- Born: 1808 Batavia, Dutch East Indies
- Died: 1880 (aged 71–72) Batavia, Dutch East Indies
- Occupations: Luitenant der Chinezen, community leader, tycoon, landowner
- Spouse: Lie Sek Nio (1832–1896)
- Children: Khouw Kim Po, Luitenant der Chinezen (son) Khouw Kim Tjiang, Kapitein der Chinezen (son) Khouw Kim An, Majoor der Chinezen (son)
- Father: Luitenant Khouw Tian Sek
- Relatives: Khouw Tjeng Kee, Luitenant der Chinezen (brother) Khouw Tjeng Po, Luitenant der Chinezen (brother) Khouw Yauw Kie, Kapitein der Chinezen (nephew) O. G. Khouw (nephew) Khouw Oen Hoei, Kapitein der Chinezen (nephew)

= Khouw Tjeng Tjoan =

Indonesian landlord (1808–1880)

Khouw Tjeng Tjoan, Luitenant-titulair der Chinezen (許淸泉 (Khó͘ Chheng-chôaⁿ, Xǔ Qīngquán); 1808 – 1880) was a Chinese-Indonesian magnate and landlord.

== Biography ==
Tjoan was born in 1808, in Batavia, Dutch East Indies, into the Khouw family of Tamboen, part of the 'Cabang Atas' or Chinese gentry of colonial Indonesia. Khouw was the oldest of the three sons of the landlord Luitenant Khouw Tian Sek (died in 1843). From the mid-nineteenth century until his death, the younger Khouw and his brothers, Luitenant Khouw Tjeng Kee and Luitenant Khouw Tjeng Po, were widely acknowledged as the wealthiest Chinese in their native hometown of Batavia (now Jakarta, capital of Indonesia). Prior to his Chinese lieutenancy, he had the hereditary title of Sia as the son of a Chinese officer. He was raised in 1856, together with his brother Khouw Tjeng Kee, to the honorary rank of Luitenant-titulair der Chinezen, but without any of the entailed responsibilities in the civil administration.

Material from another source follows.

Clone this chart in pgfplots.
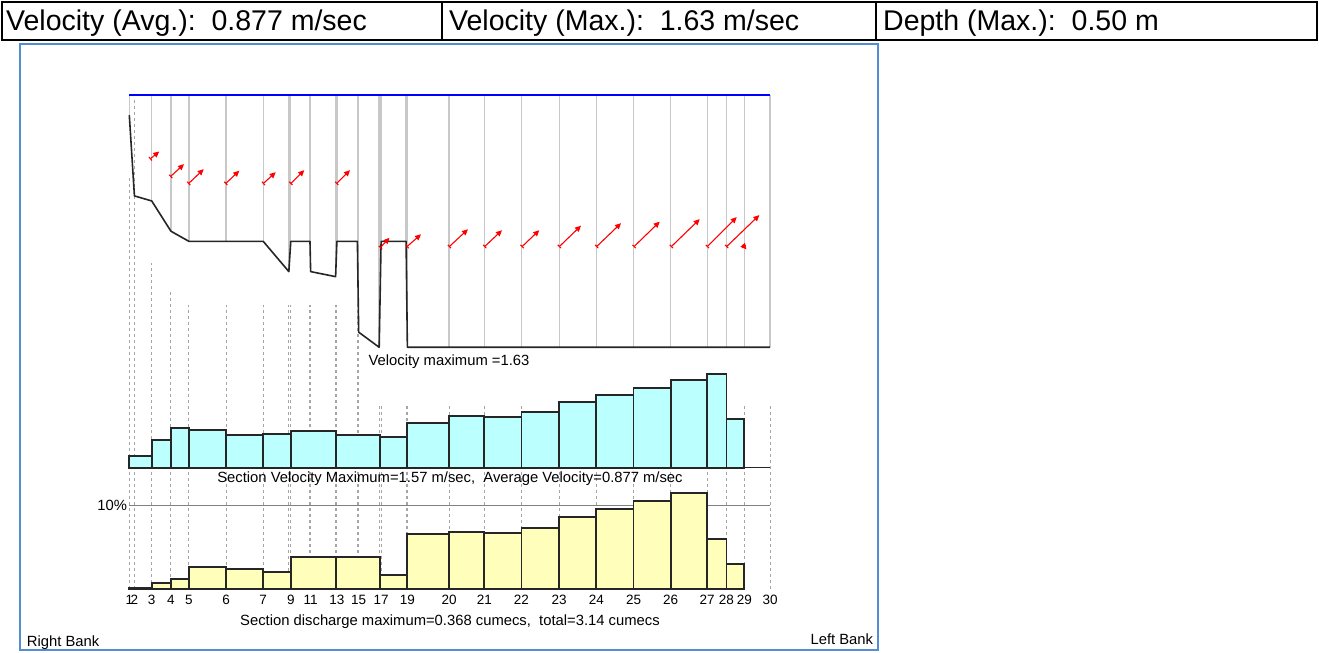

Tjoan's was married to Lie Sek Nio (1832–1896), daughter and granddaughter of the landlords Lie Pek Tjiat and Kapitein-titulair der Chinezen Lie Tiang Ko, of the Lie family of Pasilian. Khouw's wife was also the sister of Luitenant der Chinezen Lie Tjoe Tjiang, and a first cousin of Lie Tjoe Hong, the 3rd Majoor der Chinezen of Batavia. Khouw lived with his wife, ten concubines and twenty-four children at Candra Naya, one of the three mansions on Molenvliet belonging to the Khouw family of Tamboen.

Tjoan died in 1880, aged 71 or 72, in Batavia. His funeral attracted – according to contemporary newspapers – thousands of onlookers who thronged the whole stretch of Molenvliet, all the way to Kebon Jeruk. Nonetheless, at least one writer commented that the late magnate was, in fact, unpopular among the general populace due to his "conceit, wrathfulness and twisted character".

Six of Tjoan's sons later served as Chinese officers in the colonial bureaucracy, most notably Khouw Kim An, the fifth and last Majoor der Chinezen of Batavia.